[264] Memoirs, ii. pp. 467-80.
* * * * *
(f) REMINISCENCES OF THE REV. R.P. GRAVES, M.A., FORMERLY OF WINDERMERE, NOW OF DUBLIN.
I remember Mr. Wordsworth saying that, at a particular stage of his mental progress, he used to be frequently so rapt into an unreal transcendental world of ideas that the external world seemed no longer to exist in relation to him, and he had to reconvince himself of its existence by clasping a tree, or something that happened to be near him. I could not help connecting this fact with that obscure passage in his great Ode on the ‘Intimations of Immortality,’ in which he speaks of
’Those
obstinate questionings
Of sense and outward
things;
Fallings from
us, vanishings:
Blank misgivings
of a creature,
Moving about in worlds not
realised,’ &c.
I heard him once make the remark that it would be a good habit to watch closely the first involuntary thoughts upon waking in the morning, as indications of the real current of the moral being.
I was struck by what seemed to me a beautiful analogy, which I once heard him draw, and which was new to me—that the individual characters of mankind showed themselves distinctively in childhood and youth, as those of trees in Spring; that of both, of trees in Summer and of human kind in middle life, they were then alike to a great degree merged in a dull uniformity; and that again, in Autumn and in declining age, there appeared afresh all their original and inherent variety brought out into view with deeper marking of character, with more vivid contrast, and with greater accession of interest and beauty.

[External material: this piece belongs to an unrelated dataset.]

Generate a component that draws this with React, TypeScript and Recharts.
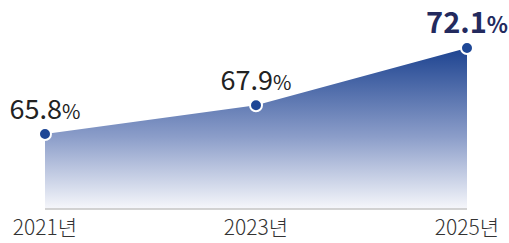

He thought the charm of Robinson Crusoe mistakenly ascribed, as it commonly is done, to its naturalness. Attaching a full value to the singular yet easily imagined and most picturesque circumstances of the adventurer’s position, to the admirable painting of the scenes, and to the knowledge displayed of the working of human feelings, he yet felt sure that the intense interest created by the story arose chiefly from the extraordinary energy and resource of the hero under his difficult circumstances, from their being so far beyond what it was natural to expect, or what would have been exhibited by the average of men; and that similarly the high pleasure derived from his successes and good fortunes arose from the peculiar source of these uncommon merits of his character.
I have heard him pronounce that the Tragedy of Othello, Plato’s records of the last scenes of the career of Socrates, and Isaac Walton’s Life of George Herbert, were in his opinion the most pathetic of human compositions.